SHORT TASK:
Leaving out all pictures, copy exactly the lines from the one containing "Rebuild this chart" down to the one containing "df = pd.DataFrame(rows)", both of them included.

RECORDS:
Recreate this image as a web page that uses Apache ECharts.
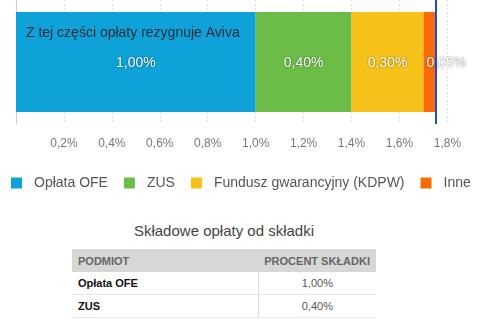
<!DOCTYPE html>
<html>
<head>
<meta charset="utf-8">
<script src="https://cdn.jsdelivr.net/npm/echarts@6/dist/echarts.min.js"></script>
<style>
  body{margin:0;background:#fff;font-family:"Liberation Sans",Arial,sans-serif;}
  #wrap{position:relative;width:480px;height:320px;overflow:hidden;}
  #chart{position:absolute;left:0;top:0;width:512px;height:205px;}
  #title{position:absolute;left:72px;width:304px;top:222px;text-align:center;font-size:15px;color:#444;}
  table{position:absolute;left:72px;top:249px;width:304px;border-collapse:collapse;font-size:11px;}
  th{background:#d7d7d7;color:#666;font-weight:bold;height:23px;padding:0 6px;text-align:left;white-space:nowrap;}
  th.r{text-align:right;}
  td{height:22px;border-bottom:1px solid #e6e6e6;padding:0 6px;}
  td.n{font-weight:bold;color:#111;width:174px;}
  td.v{text-align:center;color:#555;border-left:1px solid #ddd;}
</style>
</head>
<body>
<div id="wrap">
  <div id="chart"></div>
  <div id="title">Składowe opłaty od składki</div>
  <table id="tbl">
    <tr><th>PODMIOT</th><th class="r">PROCENT SKŁADKI</th></tr>
  </table>
</div>
<script>
var categories = ['Składka'];
var seriesNames = ['Opłata OFE', 'ZUS', 'Fundusz gwarancyjny (KDPW)', 'Inne'];
var seriesValues = [1.00, 0.40, 0.30, 0.05];
var tableNames = ['Opłata OFE', 'ZUS'];
var tableValues = ['1,00%', '0,40%'];
var colors = ['#0ea2d8', '#6cbd47', '#f6c21a', '#f96a08'];

function pct(v, d){ return v.toFixed(d).replace('.', ',') + '%'; }

var total = 0;
for (var i = 0; i < seriesValues.length; i++) total += seriesValues[i];

var series = [];
for (var i = 0; i < seriesNames.length; i++) {
  var last = i == seriesNames.length - 1;
  var s = {
    name: seriesNames[i],
    type: 'bar',
    stack: 'all',
    barWidth: 100,
    itemStyle: {color: colors[i]},
    label: {
      show: true,
      position: last ? 'insideLeft' : 'inside',
      distance: 3,
      offset: [0, 1],
      color: '#fff',
      fontSize: 14,
      fontFamily: 'Liberation Sans',
      textShadowColor: 'rgba(0,0,0,0.6)',
      textShadowBlur: 2,
      formatter: function(p){ return pct(p.value, 2); }
    },
    data: [seriesValues[i]]
  };
  if (last) {
    s.markLine = {
      silent: true,
      symbol: 'none',
      label: {show: false},
      lineStyle: {color: '#1f4fc4', width: 2, type: 'solid'},
      data: [{xAxis: total}]
    };
  }
  series.push(s);
}

// chart div is wider than the page: the 2,0% end of the axis falls outside
var myChart = echarts.init(document.getElementById('chart'));
myChart.setOption({
  animation: false,
  color: colors,
  grid: {left: 16, top: 0, right: 16, height: 124},
  legend: {
    left: 6, top: 171,
    itemWidth: 11, itemHeight: 11, itemGap: 16,
    icon: 'rect',
    textStyle: {fontSize: 14, color: '#555', fontFamily: 'Liberation Sans', padding: [0, 0, 0, 7]},
    data: seriesNames
  },
  xAxis: {
    type: 'value', min: 0, max: 2, interval: 0.2,
    axisLine: {show: false}, axisTick: {show: false},
    splitLine: {lineStyle: {color: '#e2e2e2', type: [2, 2]}},
    axisLabel: {
      margin: 14, fontSize: 12, color: '#777', fontFamily: 'Liberation Sans',
      formatter: function(v){ return v == 0 ? '' : pct(v, 1); }
    }
  },
  yAxis: {
    type: 'category', data: categories,
    axisLine: {show: true, lineStyle: {color: '#ccc'}},
    axisTick: {show: false}, axisLabel: {show: false}
  },
  graphic: [{
    type: 'text', left: 26, top: 26, z: 100,
    style: {text: 'Z tej części opłaty rezygnuje Aviva', fontSize: 14, fill: '#1b2a38', fontFamily: 'Liberation Sans'}
  }],
  series: series
});

var tbl = document.getElementById('tbl');
for (var i = 0; i < tableNames.length; i++) {
  var tr = document.createElement('tr');
  tr.innerHTML = '<td class="n">' + tableNames[i] + '</td><td class="v">' + tableValues[i] + '</td>';
  tbl.appendChild(tr);
}
</script>
</body>
</html>
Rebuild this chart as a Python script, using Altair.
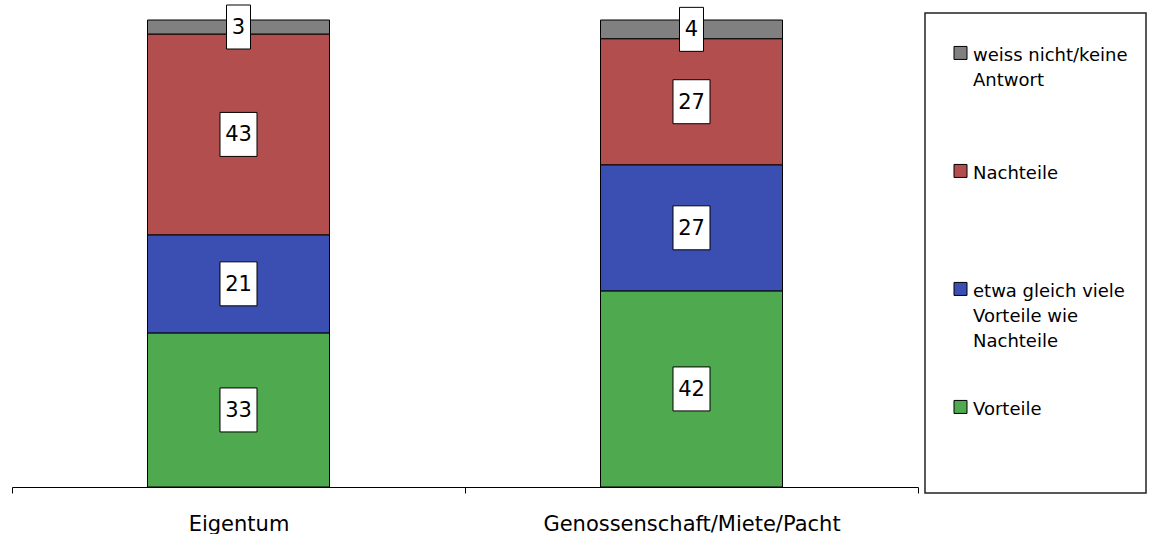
import altair as alt
import pandas as pd

# Survey answers per housing form (percent)
categories = ["Eigentum", "Genossenschaft/Miete/Pacht"]
responses = [
    "Vorteile",
    "etwa gleich viele Vorteile wie Nachteile",
    "Nachteile",
    "weiss nicht/keine Antwort",
]
eigentum = [33, 21, 43, 3]
genossenschaft = [42, 27, 27, 4]

colors = ["#4FA94F", "#3B4FB2", "#B34E4E", "#808080"]

# Legend entries, listed top to bottom
legend_labels = [
    "weiss nicht/keine\nAntwort",
    "Nachteile",
    "etwa gleich viele\nVorteile wie\nNachteile",
    "Vorteile",
]
legend_colors = ["#808080", "#B34E4E", "#3B4FB2", "#4FA94F"]

FONT = "DejaVu Sans"

rows = []
for cat, vals in zip(categories, [eigentum, genossenschaft]):
    for i, (resp, v) in enumerate(zip(responses, vals)):
        rows.append({"category": cat, "response": resp, "order": i,
                     "value": v, "digits": len(str(v))})
df = pd.DataFrame(rows)

base = (
    alt.Chart(df)
    .transform_stack(stack="value", groupby=["category"],
                     as_=["v0", "v1"], sort=[alt.SortField("order")])
    .transform_calculate(mid="(datum.v0 + datum.v1) / 2")
)

x_enc = alt.X("category:N", sort=categories, title=None,
              scale=alt.Scale(paddingInner=0, paddingOuter=0),
              axis=alt.Axis(labelAngle=0, tickBand="extent", labelLimit=500))
y_scale = alt.Scale(domain=[0, 101.5], nice=False, zero=True)

bars = base.mark_bar(width=182, stroke="black", strokeWidth=1).encode(
    x=x_enc,
    y=alt.Y("v0:Q", scale=y_scale, axis=None),
    y2="v1:Q",
    fill=alt.Fill("response:N", scale=alt.Scale(domain=responses, range=colors),
                  legend=None),
)

# White value boxes, wider for two-digit numbers
box_common = dict(filled=True, fill="white", stroke="black", strokeWidth=1,
                  size=1936, opacity=1)
box2 = base.transform_filter("datum.digits >= 2").mark_point(
    shape="M-0.841,-1H0.841V1H-0.841Z", **box_common
).encode(x=x_enc, y=alt.Y("mid:Q", scale=y_scale, axis=None))
box1 = base.transform_filter("datum.digits < 2").mark_point(
    shape="M-0.545,-1H0.545V1H-0.545Z", **box_common
).encode(x=x_enc, y=alt.Y("mid:Q", scale=y_scale, axis=None))

values = base.mark_text(font=FONT, fontSize=21, baseline="middle",
                        color="black", dy=1).encode(
    x=x_enc,
    y=alt.Y("mid:Q", scale=y_scale, axis=None),
    text="value:Q",
)

main = alt.layer(bars, box2, box1, values).properties(
    width=906, height=474, view=alt.ViewBackground(stroke=None)
)

# Legend panel
leg_df = pd.DataFrame({"label": legend_labels, "color": legend_colors})
leg_y = alt.Y("label:N", sort=legend_labels, axis=None,
              scale=alt.Scale(domain=legend_labels, padding=0.534, align=0.317))
leg_sym = alt.Chart(leg_df).mark_point(
    shape="square", filled=True, size=169, stroke="black", strokeWidth=1, opacity=1
).encode(x=alt.value(35.5), y=leg_y, fill=alt.Fill("color:N", scale=None))
leg_txt = alt.Chart(leg_df).mark_text(
    font=FONT, fontSize=18, align="left", baseline="alphabetic", dy=8,
    lineBreak="\n", lineHeight=25, color="black"
).encode(x=alt.value(48), y=leg_y, text="label:N")
legend = alt.layer(leg_sym, leg_txt).properties(
    width=221, height=480,
    view=alt.ViewBackground(stroke="#222222", strokeWidth=1.5),
)

chart = (
    alt.hconcat(main, legend, spacing=5)
    .properties(padding={"left": 11, "top": 3, "right": 0, "bottom": 0},
                background="white")
    .configure_axis(
        labelFont=FONT, labelFontSize=21, labelColor="black",
        domainColor="black", domainWidth=1, tickColor="black", tickWidth=1,
        tickSize=6, labelPadding=20, grid=False,
    )
)

chart.save("out.html", embed_options={"renderer": "svg", "actions": False})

OUTPUT BELOW:
Rebuild this chart as a Python script, using Altair.
import altair as alt
import pandas as pd

# Survey answers per housing form (percent)
categories = ["Eigentum", "Genossenschaft/Miete/Pacht"]
responses = [
    "Vorteile",
    "etwa gleich viele Vorteile wie Nachteile",
    "Nachteile",
    "weiss nicht/keine Antwort",
]
eigentum = [33, 21, 43, 3]
genossenschaft = [42, 27, 27, 4]

colors = ["#4FA94F", "#3B4FB2", "#B34E4E", "#808080"]

# Legend entries, listed top to bottom
legend_labels = [
    "weiss nicht/keine\nAntwort",
    "Nachteile",
    "etwa gleich viele\nVorteile wie\nNachteile",
    "Vorteile",
]
legend_colors = ["#808080", "#B34E4E", "#3B4FB2", "#4FA94F"]

FONT = "DejaVu Sans"

rows = []
for cat, vals in zip(categories, [eigentum, genossenschaft]):
    for i, (resp, v) in enumerate(zip(responses, vals)):
        rows.append({"category": cat, "response": resp, "order": i,
                     "value": v, "digits": len(str(v))})
df = pd.DataFrame(rows)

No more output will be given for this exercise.